The NZ division was stationed at Auchonvillers near the Ancre River in the Somme area. Diaries say the NZ Division fought with colossal toughness as they had attracted the full attention of the enemy.  Shelling, new Whippet tanks, machine guns, mustard gas and air attacks took their toll with huge casualties and exhaustion on both sides. These battles, that we can see in retrospect through research into soldiers' diaries, were fraught with difficulties, poor communications and organisation. Allied back up troops often arrived late and were-ill informed of what was going on, so much so, that they were fired on by planes from the same side. Soldiers were terrified by the new Whippet Tanks, which had not been explained to them: they thought they were German tanks, when they were from the same side.
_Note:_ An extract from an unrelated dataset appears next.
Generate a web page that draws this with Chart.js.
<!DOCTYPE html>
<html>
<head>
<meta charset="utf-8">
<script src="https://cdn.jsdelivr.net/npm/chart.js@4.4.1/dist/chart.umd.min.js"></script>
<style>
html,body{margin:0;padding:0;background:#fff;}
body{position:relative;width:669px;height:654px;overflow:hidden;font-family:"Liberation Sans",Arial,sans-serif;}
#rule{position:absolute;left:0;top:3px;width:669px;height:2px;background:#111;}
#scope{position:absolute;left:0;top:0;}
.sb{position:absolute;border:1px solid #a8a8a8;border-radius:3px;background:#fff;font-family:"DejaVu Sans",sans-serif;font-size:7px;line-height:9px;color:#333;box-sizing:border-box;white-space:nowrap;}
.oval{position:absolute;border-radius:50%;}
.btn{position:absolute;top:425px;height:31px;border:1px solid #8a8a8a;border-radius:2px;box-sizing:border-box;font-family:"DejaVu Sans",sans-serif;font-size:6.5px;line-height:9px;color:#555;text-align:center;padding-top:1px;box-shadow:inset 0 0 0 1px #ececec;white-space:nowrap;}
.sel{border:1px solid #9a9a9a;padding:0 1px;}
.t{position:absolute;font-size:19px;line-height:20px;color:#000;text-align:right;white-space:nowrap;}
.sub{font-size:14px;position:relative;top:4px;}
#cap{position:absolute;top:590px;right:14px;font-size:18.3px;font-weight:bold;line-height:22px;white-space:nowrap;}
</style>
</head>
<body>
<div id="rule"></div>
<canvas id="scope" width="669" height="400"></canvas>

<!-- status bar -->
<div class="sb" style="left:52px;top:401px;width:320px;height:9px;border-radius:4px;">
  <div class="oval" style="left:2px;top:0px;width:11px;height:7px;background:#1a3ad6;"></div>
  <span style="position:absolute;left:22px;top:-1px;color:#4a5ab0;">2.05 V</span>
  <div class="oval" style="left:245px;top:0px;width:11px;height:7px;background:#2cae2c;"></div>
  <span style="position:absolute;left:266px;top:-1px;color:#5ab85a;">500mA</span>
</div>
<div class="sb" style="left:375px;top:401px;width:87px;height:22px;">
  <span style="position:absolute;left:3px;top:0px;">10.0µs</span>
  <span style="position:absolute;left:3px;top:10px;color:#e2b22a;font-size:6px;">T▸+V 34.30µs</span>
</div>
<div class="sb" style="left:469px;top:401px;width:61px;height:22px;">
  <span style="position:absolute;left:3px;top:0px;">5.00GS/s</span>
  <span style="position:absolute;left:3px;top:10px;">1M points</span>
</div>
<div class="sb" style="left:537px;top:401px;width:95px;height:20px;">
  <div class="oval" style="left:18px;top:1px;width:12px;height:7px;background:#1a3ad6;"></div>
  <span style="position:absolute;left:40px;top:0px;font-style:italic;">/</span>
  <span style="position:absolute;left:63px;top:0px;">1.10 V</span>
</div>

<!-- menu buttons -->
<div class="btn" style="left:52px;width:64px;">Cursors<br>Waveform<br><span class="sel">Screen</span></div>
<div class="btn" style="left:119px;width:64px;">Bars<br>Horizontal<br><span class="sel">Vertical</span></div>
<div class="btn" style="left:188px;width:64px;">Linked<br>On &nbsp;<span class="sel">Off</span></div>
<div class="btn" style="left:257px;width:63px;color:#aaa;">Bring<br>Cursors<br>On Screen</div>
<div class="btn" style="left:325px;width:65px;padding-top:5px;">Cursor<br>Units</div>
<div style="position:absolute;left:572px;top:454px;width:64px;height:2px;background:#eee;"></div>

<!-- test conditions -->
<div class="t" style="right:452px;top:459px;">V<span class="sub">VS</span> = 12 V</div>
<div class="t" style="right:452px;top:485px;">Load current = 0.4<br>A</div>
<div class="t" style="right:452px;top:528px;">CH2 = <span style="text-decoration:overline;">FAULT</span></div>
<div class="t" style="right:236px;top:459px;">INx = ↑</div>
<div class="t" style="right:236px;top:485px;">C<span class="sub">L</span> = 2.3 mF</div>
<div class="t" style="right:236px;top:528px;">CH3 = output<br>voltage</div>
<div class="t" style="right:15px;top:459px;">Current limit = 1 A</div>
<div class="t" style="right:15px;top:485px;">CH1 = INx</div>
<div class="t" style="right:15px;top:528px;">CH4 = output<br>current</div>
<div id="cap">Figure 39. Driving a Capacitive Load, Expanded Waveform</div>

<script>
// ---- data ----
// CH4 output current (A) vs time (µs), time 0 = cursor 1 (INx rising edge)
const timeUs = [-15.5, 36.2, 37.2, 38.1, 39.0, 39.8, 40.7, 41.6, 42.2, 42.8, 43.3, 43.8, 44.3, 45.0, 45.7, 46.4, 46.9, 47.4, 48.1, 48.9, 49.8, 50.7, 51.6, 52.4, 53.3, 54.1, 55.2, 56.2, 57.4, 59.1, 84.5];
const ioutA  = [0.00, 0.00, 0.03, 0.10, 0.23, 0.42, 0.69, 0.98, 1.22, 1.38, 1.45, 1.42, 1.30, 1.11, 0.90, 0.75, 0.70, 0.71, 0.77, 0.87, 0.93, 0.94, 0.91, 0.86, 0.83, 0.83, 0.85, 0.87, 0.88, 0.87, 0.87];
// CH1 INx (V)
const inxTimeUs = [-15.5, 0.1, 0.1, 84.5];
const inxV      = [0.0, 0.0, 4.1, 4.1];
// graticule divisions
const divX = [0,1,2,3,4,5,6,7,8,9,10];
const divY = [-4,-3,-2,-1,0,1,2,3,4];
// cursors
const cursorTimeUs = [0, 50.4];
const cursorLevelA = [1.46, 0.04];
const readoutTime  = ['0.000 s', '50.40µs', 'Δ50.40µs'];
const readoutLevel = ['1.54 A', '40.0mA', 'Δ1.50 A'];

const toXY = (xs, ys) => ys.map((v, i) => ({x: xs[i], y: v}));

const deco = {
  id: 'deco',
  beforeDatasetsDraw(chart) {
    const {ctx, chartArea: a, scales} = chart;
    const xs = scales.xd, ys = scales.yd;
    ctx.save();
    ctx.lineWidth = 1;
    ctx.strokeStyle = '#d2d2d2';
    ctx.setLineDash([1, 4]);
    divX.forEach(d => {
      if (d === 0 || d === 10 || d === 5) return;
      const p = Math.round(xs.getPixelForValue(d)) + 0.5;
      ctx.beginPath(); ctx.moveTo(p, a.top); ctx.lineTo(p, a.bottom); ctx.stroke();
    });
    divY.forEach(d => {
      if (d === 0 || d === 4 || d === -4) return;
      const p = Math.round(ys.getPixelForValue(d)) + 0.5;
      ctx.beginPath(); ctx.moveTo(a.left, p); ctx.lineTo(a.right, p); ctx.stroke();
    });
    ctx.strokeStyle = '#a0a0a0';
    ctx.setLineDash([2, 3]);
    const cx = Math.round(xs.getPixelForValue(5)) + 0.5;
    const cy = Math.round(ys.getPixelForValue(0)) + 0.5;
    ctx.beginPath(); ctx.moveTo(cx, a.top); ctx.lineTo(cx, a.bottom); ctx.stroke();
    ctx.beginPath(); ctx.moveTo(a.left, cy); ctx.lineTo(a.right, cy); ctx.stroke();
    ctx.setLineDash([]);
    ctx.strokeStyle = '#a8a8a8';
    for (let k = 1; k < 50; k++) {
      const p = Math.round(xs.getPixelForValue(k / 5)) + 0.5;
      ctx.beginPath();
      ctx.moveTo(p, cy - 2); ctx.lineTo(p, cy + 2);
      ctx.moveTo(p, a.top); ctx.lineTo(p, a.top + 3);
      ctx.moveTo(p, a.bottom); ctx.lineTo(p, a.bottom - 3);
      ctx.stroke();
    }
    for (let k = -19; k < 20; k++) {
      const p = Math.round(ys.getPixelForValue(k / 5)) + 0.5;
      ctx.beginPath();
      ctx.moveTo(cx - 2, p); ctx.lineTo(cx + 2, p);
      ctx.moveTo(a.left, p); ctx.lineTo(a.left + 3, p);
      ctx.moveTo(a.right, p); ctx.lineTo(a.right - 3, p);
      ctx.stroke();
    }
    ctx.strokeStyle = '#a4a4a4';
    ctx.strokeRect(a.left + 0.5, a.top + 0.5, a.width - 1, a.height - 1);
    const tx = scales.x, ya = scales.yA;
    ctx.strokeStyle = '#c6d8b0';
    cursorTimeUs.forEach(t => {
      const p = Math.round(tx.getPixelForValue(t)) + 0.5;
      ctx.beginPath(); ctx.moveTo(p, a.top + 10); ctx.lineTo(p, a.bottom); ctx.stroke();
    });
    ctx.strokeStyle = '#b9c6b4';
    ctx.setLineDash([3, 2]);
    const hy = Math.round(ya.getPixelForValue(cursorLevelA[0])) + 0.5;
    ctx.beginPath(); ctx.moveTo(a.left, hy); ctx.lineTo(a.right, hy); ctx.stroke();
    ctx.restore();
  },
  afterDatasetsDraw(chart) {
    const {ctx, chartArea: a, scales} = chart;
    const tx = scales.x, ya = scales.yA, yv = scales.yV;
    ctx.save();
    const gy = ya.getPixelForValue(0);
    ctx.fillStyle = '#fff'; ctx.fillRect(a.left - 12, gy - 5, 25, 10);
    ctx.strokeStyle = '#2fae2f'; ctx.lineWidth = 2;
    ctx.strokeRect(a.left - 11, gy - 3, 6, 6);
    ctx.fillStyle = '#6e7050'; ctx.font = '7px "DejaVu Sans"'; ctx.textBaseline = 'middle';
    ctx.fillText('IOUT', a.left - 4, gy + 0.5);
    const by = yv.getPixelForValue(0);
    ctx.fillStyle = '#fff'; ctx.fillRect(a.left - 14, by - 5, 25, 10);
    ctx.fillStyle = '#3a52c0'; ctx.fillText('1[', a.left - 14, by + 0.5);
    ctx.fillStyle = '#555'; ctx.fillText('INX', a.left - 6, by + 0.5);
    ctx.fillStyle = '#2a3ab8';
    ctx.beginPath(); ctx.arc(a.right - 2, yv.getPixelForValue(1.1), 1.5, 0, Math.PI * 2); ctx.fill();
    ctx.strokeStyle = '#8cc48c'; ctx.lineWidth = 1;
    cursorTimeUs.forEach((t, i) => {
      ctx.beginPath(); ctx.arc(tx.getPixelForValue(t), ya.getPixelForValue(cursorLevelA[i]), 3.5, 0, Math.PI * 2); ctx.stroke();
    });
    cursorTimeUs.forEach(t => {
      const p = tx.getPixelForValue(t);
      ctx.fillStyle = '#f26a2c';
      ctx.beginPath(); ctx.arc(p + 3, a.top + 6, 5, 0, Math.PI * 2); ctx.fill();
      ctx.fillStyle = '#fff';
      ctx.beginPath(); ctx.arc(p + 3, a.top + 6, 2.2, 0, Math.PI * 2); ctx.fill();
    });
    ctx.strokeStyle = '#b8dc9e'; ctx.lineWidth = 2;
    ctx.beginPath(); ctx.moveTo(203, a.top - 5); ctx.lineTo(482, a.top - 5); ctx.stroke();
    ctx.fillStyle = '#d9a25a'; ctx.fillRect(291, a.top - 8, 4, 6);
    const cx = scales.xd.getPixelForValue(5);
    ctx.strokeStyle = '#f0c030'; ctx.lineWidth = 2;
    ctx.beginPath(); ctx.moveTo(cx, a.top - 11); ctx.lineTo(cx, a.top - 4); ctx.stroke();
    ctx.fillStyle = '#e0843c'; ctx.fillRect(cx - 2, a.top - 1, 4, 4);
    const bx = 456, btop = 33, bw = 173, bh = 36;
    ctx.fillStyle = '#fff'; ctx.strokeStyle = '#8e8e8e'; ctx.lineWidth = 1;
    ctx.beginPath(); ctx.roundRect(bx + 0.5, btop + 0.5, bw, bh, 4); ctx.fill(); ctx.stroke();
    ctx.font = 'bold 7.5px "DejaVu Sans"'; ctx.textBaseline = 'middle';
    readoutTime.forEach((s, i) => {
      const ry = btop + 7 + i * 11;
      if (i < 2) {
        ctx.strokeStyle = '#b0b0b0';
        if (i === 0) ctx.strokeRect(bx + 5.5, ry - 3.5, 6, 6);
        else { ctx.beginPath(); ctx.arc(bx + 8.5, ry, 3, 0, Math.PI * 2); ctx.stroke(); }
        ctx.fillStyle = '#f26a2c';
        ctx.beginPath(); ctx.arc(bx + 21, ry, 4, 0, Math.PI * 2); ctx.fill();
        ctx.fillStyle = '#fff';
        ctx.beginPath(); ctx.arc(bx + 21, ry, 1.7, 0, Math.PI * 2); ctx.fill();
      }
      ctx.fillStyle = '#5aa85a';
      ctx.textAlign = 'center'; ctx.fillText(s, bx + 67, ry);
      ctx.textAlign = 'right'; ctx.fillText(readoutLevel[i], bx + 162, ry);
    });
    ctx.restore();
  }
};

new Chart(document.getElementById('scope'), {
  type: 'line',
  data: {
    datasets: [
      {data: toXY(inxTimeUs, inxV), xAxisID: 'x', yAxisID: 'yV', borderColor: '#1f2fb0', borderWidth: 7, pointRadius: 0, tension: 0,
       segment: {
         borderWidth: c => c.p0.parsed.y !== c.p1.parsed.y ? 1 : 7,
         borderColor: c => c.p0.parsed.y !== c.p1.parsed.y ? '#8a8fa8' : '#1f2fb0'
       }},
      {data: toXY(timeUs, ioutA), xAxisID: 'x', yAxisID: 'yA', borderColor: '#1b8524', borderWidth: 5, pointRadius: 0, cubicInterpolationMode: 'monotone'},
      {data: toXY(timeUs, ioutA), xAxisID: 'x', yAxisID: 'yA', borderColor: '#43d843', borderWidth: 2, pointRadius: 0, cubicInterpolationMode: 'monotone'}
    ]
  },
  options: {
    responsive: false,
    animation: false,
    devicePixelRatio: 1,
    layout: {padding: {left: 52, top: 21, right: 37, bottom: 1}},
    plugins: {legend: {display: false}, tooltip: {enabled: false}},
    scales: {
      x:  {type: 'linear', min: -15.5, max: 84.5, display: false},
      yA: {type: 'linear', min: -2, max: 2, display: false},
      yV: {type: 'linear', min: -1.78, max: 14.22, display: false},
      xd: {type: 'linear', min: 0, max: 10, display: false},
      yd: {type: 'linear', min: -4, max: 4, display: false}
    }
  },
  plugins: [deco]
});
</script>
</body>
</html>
Whatever went on – Arthur's battle service was short, just three months in the field. By 6 June 1918 he had been transferred back to the camp and then Military hospital in Codford. In August  he was certified unfit for military service, not only because of the pre-war partial sight in his left eye, but also for hyperthroidism or shell shock.

At that time it was believed that men with such mental /psychological afflictions were cowards. Some were shot. Their families suffered more than grief but also the stigma involved.

Luckily Arthur survived because the New Zealanders had a strong medical response. Following treatment at Codford on 3 Dec 1919 he embarked from Liverpool for NZ via Tahiti. He was given a war pension, a silver war badge and a King’s Certificate. By 1921 he was awarded a British war medal.

He married in Dec 1919 and lived in Dunedin. His occupation was a labourer. They had two girls. Arthur died in 1959 aged 62. He had never kept good health.